Fokus UU Cipta Kerja
Fokus UU Cipta Kerja salah satunya adalah mengenai peningkatan ekosistem investasi dan kegiatan berusaha. Karenanya, UU ini mengubah pendekatan kegiatan berusaha dari berbasis izin ke basis risiko atau Risk Based Approach (RBA) yang bertujuan:
(a) Pelaksanaan penerbitan Perizinan Berusaha secara lebih efektif dan sederhana; dan
(b) Pengawasan terintegrasi kegiatan usaha yang transparan, terstruktur, dan dapat dipertanggungjawabkan.
RBA memiliki prinsip dasar Closed list. Artinya seluruh Perizinan Berusaha yang diberlakukan harus mengacu kepada PP, tidak dimungkinkan untuk menambah jenis Perizinan Berusaha baru. Selain itu, jika Pemerintah tidak mengeluarkan Perizinan Berusaha dalam jangka waktu yang telah ditetapkan, maka Perizinan Berusaha otomatis terbit.

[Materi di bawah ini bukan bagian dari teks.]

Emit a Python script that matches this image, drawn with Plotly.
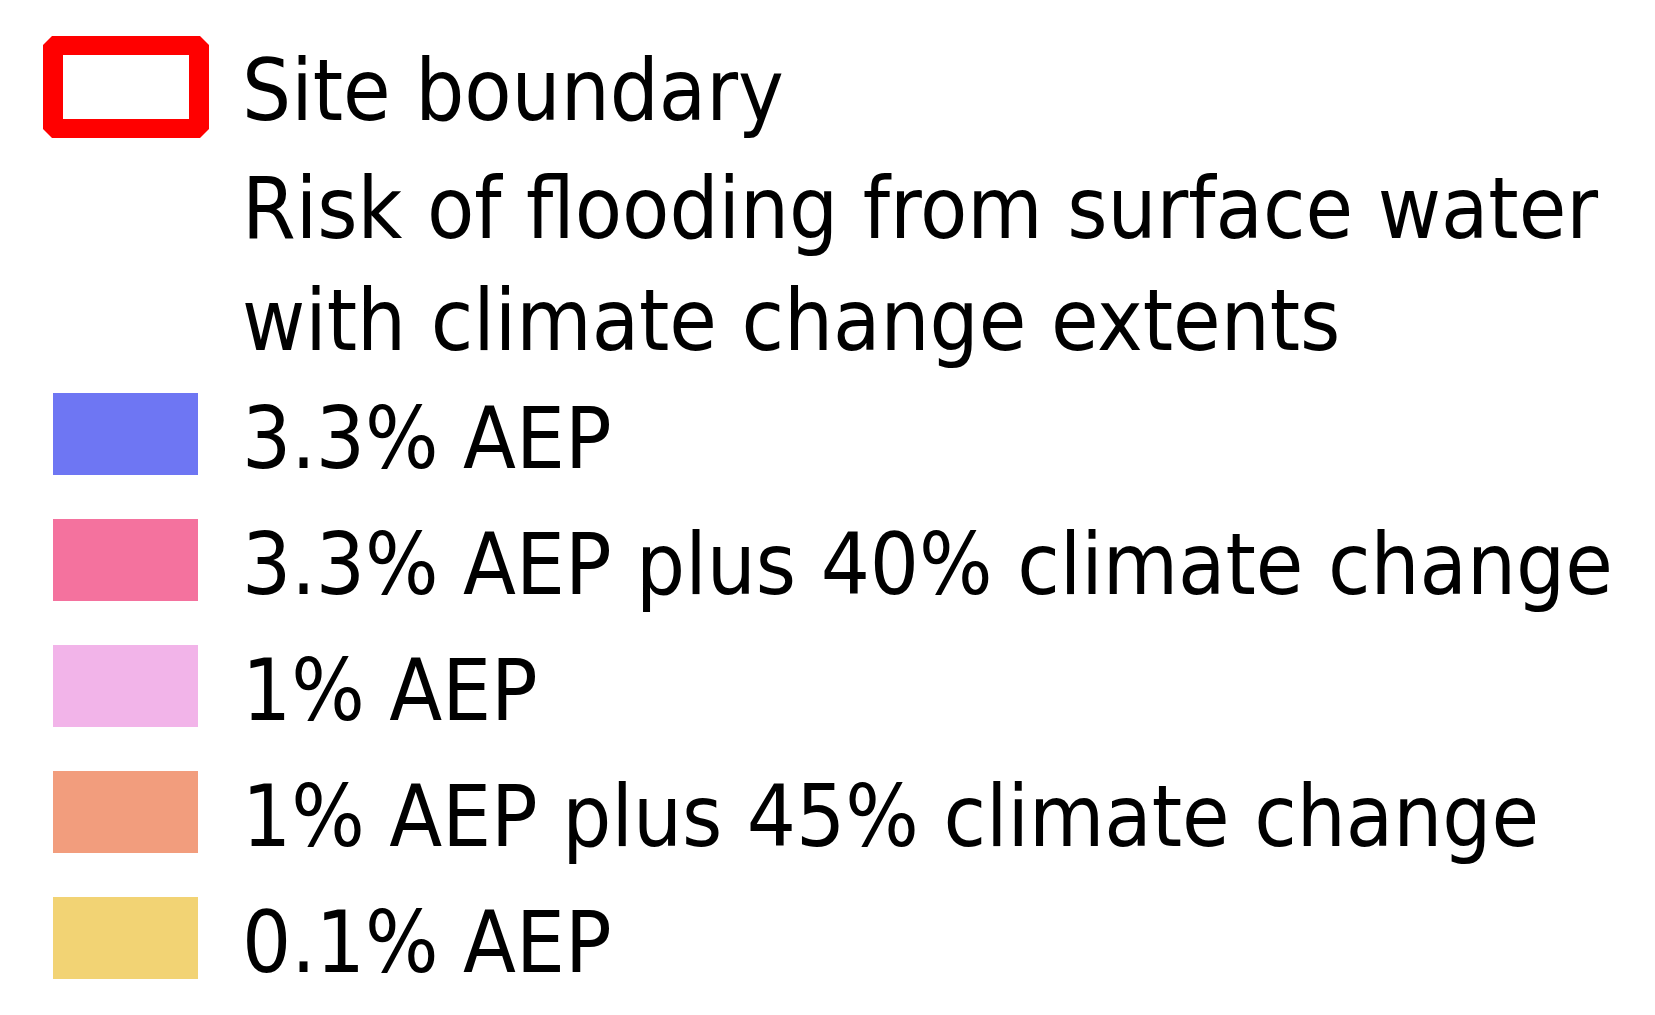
import plotly.graph_objects as go

# legend content
boundary_label = "Site boundary"
boundary_color = "#FF0000"
heading_lines = ["Risk of flooding from surface water", "with climate change extents"]
flood_labels = [
    "3.3% AEP",
    "3.3% AEP plus 40% climate change",
    "1% AEP",
    "1% AEP plus 45% climate change",
    "0.1% AEP",
]
flood_colors = ["#6E76F3", "#F4729E", "#F2B4E9", "#F29D7D", "#F2D374"]

W, H = 1655, 1015
OFF = 8  # page body margin, so axis units match screen pixels
FONT = "DejaVu Sans Condensed, DejaVu Sans, sans-serif"
FSIZE = 86

# layout in screen pixels
sw_x0, sw_x1 = 53, 198
sw_h = 82
first_row = 434
pitch = 126
text_x = 240


def text_ann(x, y, txt):
    return dict(x=x, y=y, xref="x", yref="y", text=txt, showarrow=False,
                xanchor="left", yanchor="middle", align="left",
                font=dict(family=FONT, size=FSIZE, color="black"))


fig = go.Figure()
shapes = []
annotations = []

# site boundary symbol: chamfered red frame
c = 9
ox0, ox1, oy0, oy1 = 43, 209, 36, 138
path = (f"M{ox0+c},{oy0} L{ox1-c},{oy0} L{ox1},{oy0+c} L{ox1},{oy1-c} "
        f"L{ox1-c},{oy1} L{ox0+c},{oy1} L{ox0},{oy1-c} L{ox0},{oy0+c} Z")
shapes.append(dict(type="path", path=path, xref="x", yref="y",
                   fillcolor=boundary_color, line=dict(width=0)))
shapes.append(dict(type="rect", xref="x", yref="y", x0=63, x1=189, y0=55, y1=119,
                   fillcolor="white", line=dict(width=0)))
annotations.append(text_ann(text_x, 90, boundary_label))

# heading (two lines)
annotations.append(text_ann(text_x, 208, heading_lines[0]))
annotations.append(text_ann(text_x, 320, heading_lines[1]))

# flood swatches
for i, (lab, col) in enumerate(zip(flood_labels, flood_colors)):
    yc = first_row + i * pitch
    shapes.append(dict(type="rect", xref="x", yref="y", x0=sw_x0, x1=sw_x1,
                       y0=yc - sw_h / 2, y1=yc + sw_h / 2,
                       fillcolor=col, line=dict(width=0)))
    annotations.append(text_ann(text_x, yc + 4, lab))

fig.add_trace(go.Scatter(x=[OFF, W], y=[OFF, H], mode="markers",
                         marker=dict(opacity=0), hoverinfo="skip", showlegend=False))

fig.update_layout(
    width=W, height=H,
    margin=dict(l=0, r=0, t=0, b=0),
    plot_bgcolor="white", paper_bgcolor="white",
    xaxis=dict(range=[OFF, W + OFF], visible=False, fixedrange=True),
    yaxis=dict(range=[H + OFF, OFF], visible=False, fixedrange=True),
    shapes=shapes, annotations=annotations,
)

fig.write_html("out.html")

Adapun cakupan kegiatan berusaha mengacu ke Klasifikasi Baku Lapangan Usaha Indonesia (KBLI) Tahun 2020. Hasil RBA atas 18 sektor kegiatan usaha (1.531 KBLI) sebanyak 2.280 tingkat risiko:
- Risiko Rendah (RR): 707 (31 persen)
- Risiko Menengah Rendah (RMR): 458 (20 persen)
- Risiko Menengah Tinggi (RMT): 670 (29 persen)
- Risiko Tinggi (RT): 445 (20 persen)
Dengan demikian, bagi pelaku usaha yang termasuk kategori Risiko Rendah (RR) perizinan berusahanya adalah Nomor Induk Berusaha (NIB). Sementara kategori Risiko Menengah Rendah (RMR) perizinan berusahanya adalah NIB dan Sertifikat Standar (dalam bentuk pernyataan mandiri). Adapun kategori Risiko Menengah Tinggi (RMT), perizinan berusahanya adalah NIB dan Sertifikat Standar (verifikasi). Terakhir, kategori Risiko Tinggi (RT) perizinan berusaha adalah NIB dan Izin (Verifikasi). Reformasi yang dilakukan ini baru langkah awal. Selanjutnya, reformasi perizinan berusaha masih akan terus dilakukan Pemerintah demi penyediaan lapangan kerja dan kemudahan berusaha. [*]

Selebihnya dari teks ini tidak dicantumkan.